Resting has been one of the hardest life lessons for me to learn. I have struggled with resting for years, and in the past couple months, the Lord has shown me how my unwillingness to rest has caused great harm to my body. My lack of rest has taken a toll on my physical, mental, and emotional state. I have been running around on empty, and my body now is telling me "enough!" I know better, of course I do, but I still try to remain in control, to be the one who makes the decisions as to what to do, where to go, and how to do everything. I need to rest, to rest in the Lord, to lean on Him for everything. When I do lean on Him, my life seems to slow down, to that tortoise pace, and I can relax. I can find refreshment for my world-weary soul. God knows our limits, our ends, and He knows that we need to rest frequently.
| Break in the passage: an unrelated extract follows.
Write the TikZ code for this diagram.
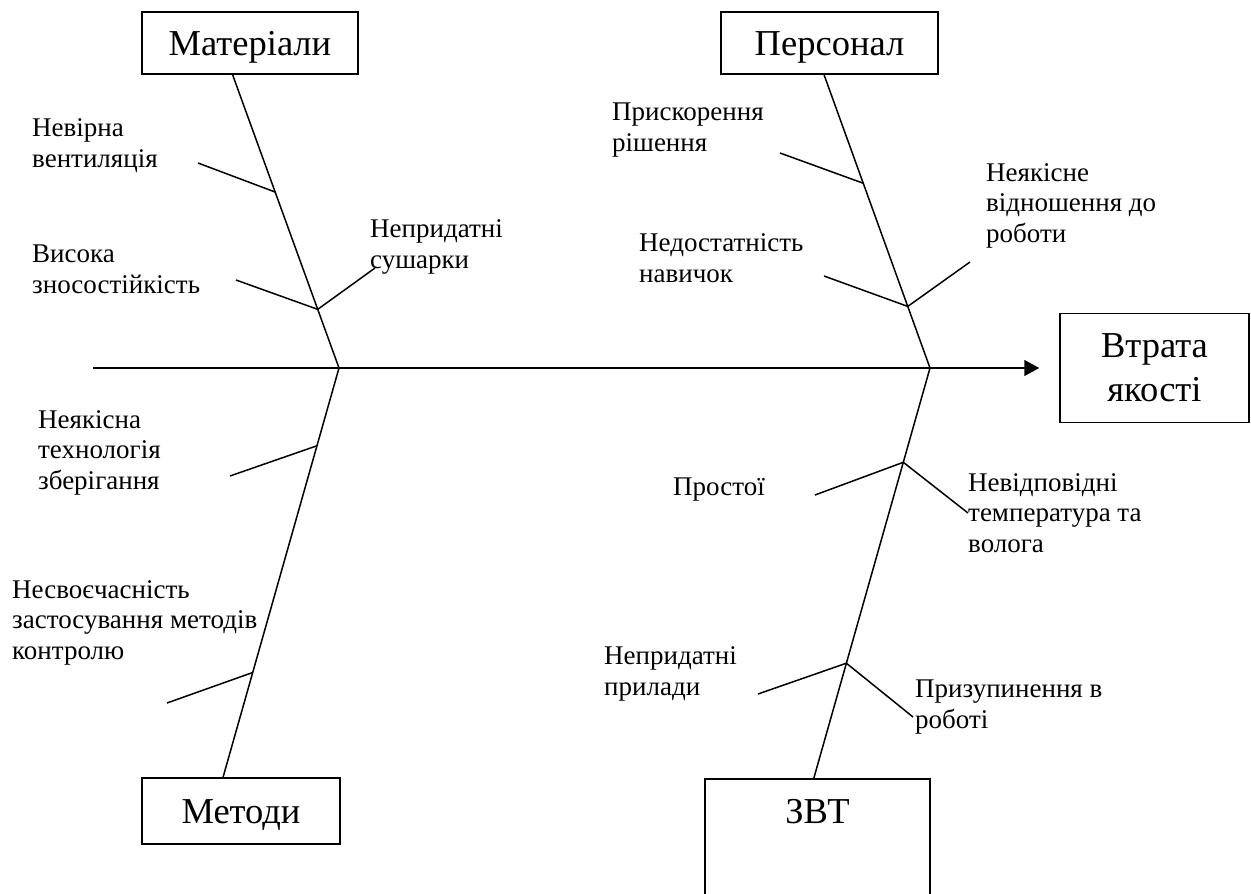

As I think about my life today, I realize that for all my striving and struggling, I haven't managed to make a whole lot of difference in my circumstances. All I have done is create stress for myself. I have set myself up for pain, sorrow, and suffering -- needlessly -- all because I refused to allow the Lord to lead me and guide me into that blessed rest. My "take away" for the day is to remember that when God leads, He provides. When He provides, He guides. We need only allow Him His rightful place to find blessed peace and rest. I want to rest now. I want to accept whatever He offers me. I want to know and to be incomplete surrender to Him. I want to believe that what is coming to me is good, always for my good, for my blessing, for my rest. May the Lord lead me and guide me this good day. May I lean on, abide in, and rest in Him today and always. In Jesus' Name, amen. Selah!